After my second miscarriage, I was finally able to start taking the progesterone tablets I had been prescribed.
I found it helpful to wait a couple of months before trying again to regain a bit of equilibrium and then went for it, feeling strangely vindicated by my second miscarriage – I wanted to shout, ‘SEE I WAS RIGHT, THERE IS AN ISSUE – I’M NOT A DELUSIONAL FREAK!’
The tablets I took were called Utrogestan, normally used as part of HRT therapy; consequently the instruction leaflet makes no reference to how to take the tablets in relation to assisting fertility, rendering it useless. You just have to remember the advice you are given on how to take them differently.
To take the tablets at the correct time, I needed to make sure I had ovulated, as you need to start each course just after this and take the tablets right up until you have your next period or, if you become pregnant, through until the end of the first trimester.
As I had already been charting my cycles, I used my basal body temperature readings (which rise after ovulation) combined with ovulation testing kits to ascertain when I had ovulated. You do end up feeling like your life is made up of either shoving a thermometer in your mouth or endlessly weeing on a stick, but you get used to it.
Once I was sure I had ovulated, I began taking the progesterone tablets, one 200mg tablet in the morning and one 200mg tablet in the evening.
After a couple of months, it was clear that the progesterone was significantly lengthening my luteal phase, up from around 8-9 days beforehand to 11-12 days.
The debate about whether progesterone works or not can be very frustrating to women going through problems with miscarriage and infertility. Many doctors do not believe it has any effect and I was very lucky to be able to get someone to take me seriously. It was doubly frustrating to speak to women from my mum’s generation, who back in the 70s received progesterone injections, yet here we were in the 21st century and it seemed we had moved backwards in allowing women access to information and resources to deal with low progesterone.

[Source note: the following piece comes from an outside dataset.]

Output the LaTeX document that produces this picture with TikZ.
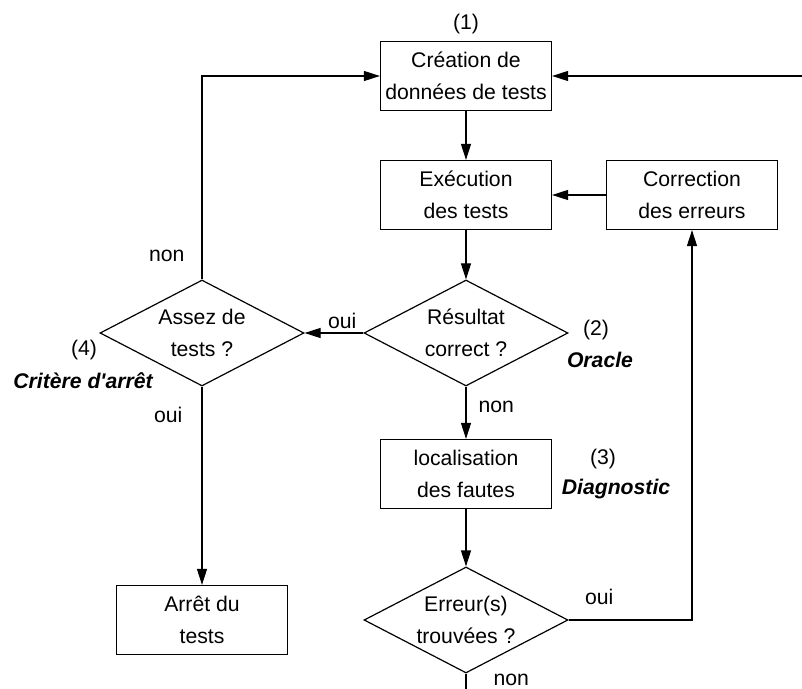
\documentclass[tikz,border=0pt]{standalone}
\usepackage{fontspec}
\setmainfont{Liberation Sans}[Ligatures=TeXOff]
\usetikzlibrary{shapes.geometric,arrows.meta,positioning}

\begin{document}
\begin{tikzpicture}[node distance = 60pt,on grid,line width=0.6pt,
    >={Triangle[length=8pt,width=5pt]},
    every node/.style={font=\fontsize{10.6}{15.8}\selectfont},
    box/.style={draw,align=center,minimum width=85.5pt,minimum height=34.5pt,inner sep=0pt},
    decision/.style={draw,diamond,aspect=1.9,align=center,minimum width=102pt,minimum height=53pt,inner sep=0pt},
    note/.style={font=\fontsize{10.6}{15.8}\selectfont\bfseries\itshape},
    lbl/.style={inner sep=0pt}]
    \useasboundingbox (-233pt,38pt) rectangle (168pt,-306.5pt);

    \node[box] (t_0) {Création de\\données de tests};
    \node[box] (t_1) [below=59.5pt of t_0] {Exécution\\des tests};
    \node[box] (t_2) [right=113pt of t_1] {Correction\\des erreurs};
    \node[decision] (d_0) [below=69pt of t_1] {Résultat\\correct ?};
    \node[decision] (d_1) [left=132pt of d_0] {Assez de\\tests ?};
    \node[box] (t_3) [below=70.5pt of d_0] {localisation\\des fautes};
    \node[decision] (d_2) [below=73pt of t_3] {Erreur(s)\\trouvées ?};
    \node[box] (t_4) [left=132pt of d_2] {Arrêt du\\tests};
    \coordinate[right=168pt of t_0] (in);
    \coordinate[below=34.5pt of d_2] (out);

    \node (n_1) [above=26pt of t_0] {(1)};
    \node (n_2) [above right=1.5pt and 65pt of d_0] {(2)};
    \node[note] (o_2) [below right=13.5pt and 67pt of d_0] {Oracle};
    \node (n_3) [above right=7.5pt and 68.5pt of t_3] {(3)};
    \node[note] (o_3) [below right=7.5pt and 75pt of t_3] {Diagnostic};
    \node (n_4) [below left=8.5pt and 59pt of d_1] {(4)};
    \node[note] (o_4) [below left=24pt and 59.5pt of d_1] {Critère d'arrêt};

    \path[->]
    (t_0) edge (t_1)
    (t_2) edge (t_1)
    (t_1) edge (d_0)
    (d_0) edge node[lbl,pos=0.36,above=2pt] {oui} (d_1)
    (d_1) edge node[lbl,pos=0.143,left=9.5pt] {oui} (t_4)
    (d_0) edge node[lbl,pos=0.39,right=6pt] {non} (t_3)
    (t_3) edge (d_2)
    (in) edge (t_0);
    \draw[->] (d_1.north) |- node[lbl,pos=0.058,left=8.5pt] {non} (t_0.west);
    \draw[->] (d_2.east) -| node[lbl,pos=0.124,above=7.5pt] {oui} (t_2.south);
    \draw (d_2.south) -- node[lbl,pos=0.44,right=13.5pt] {non} (out);
\end{tikzpicture}
\end{document}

During IVF treatments, women are routinely given progesterone to support their efforts, which seems to be all back to front to me, treating the symptom rather than the underlying cause.

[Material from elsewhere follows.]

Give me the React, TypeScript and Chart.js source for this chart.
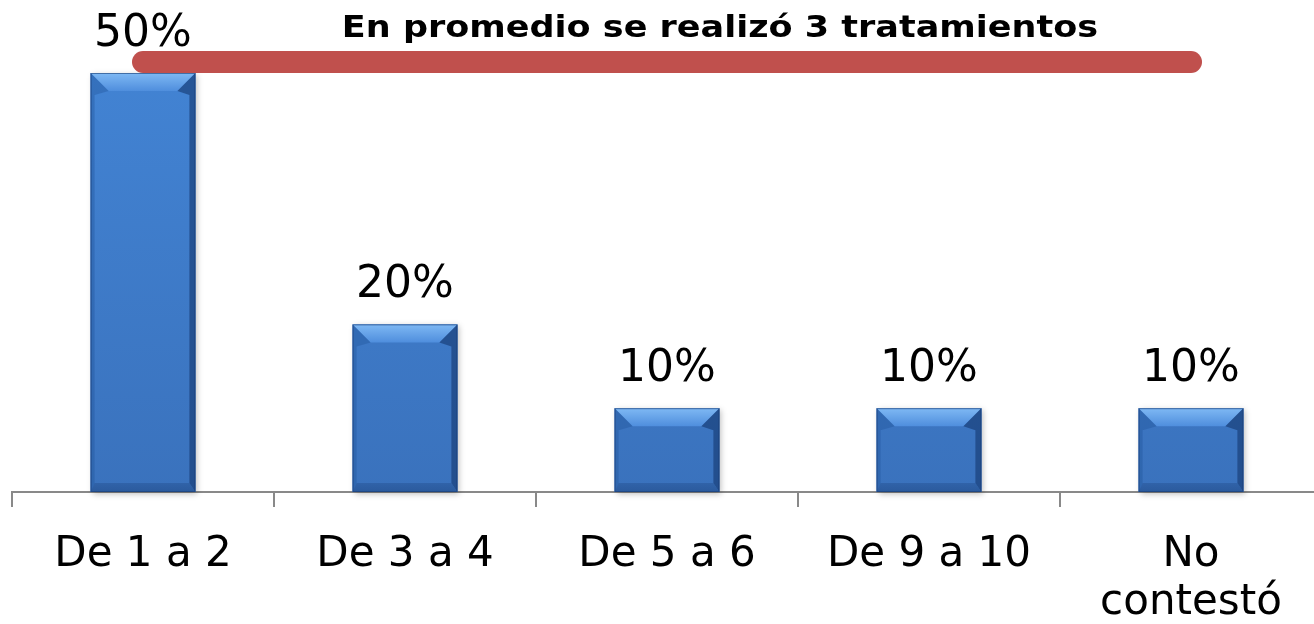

That is why the PROMISE trial is also disheartening. The five-year trial has shown there is no better outcome for women with unexplained recurrent miscarriage taking progesterone than those who don’t but the key here is that the underlying cause is unexplained. So it’s back to a one size fits all mentality, without pinpointing whether the progesterone is in fact the issue.
I know that progesterone worked to lengthen my luteal phase because I could document that and I was specifically using it for that reason. Once my luteal phase was lengthened, I knew that my pregnancy outcome would be significantly improved because the longer luteal phase and increased progesterone meant the lining of the womb was likely to be much healthier and more able to support a growing embryo. And that had to be a good thing.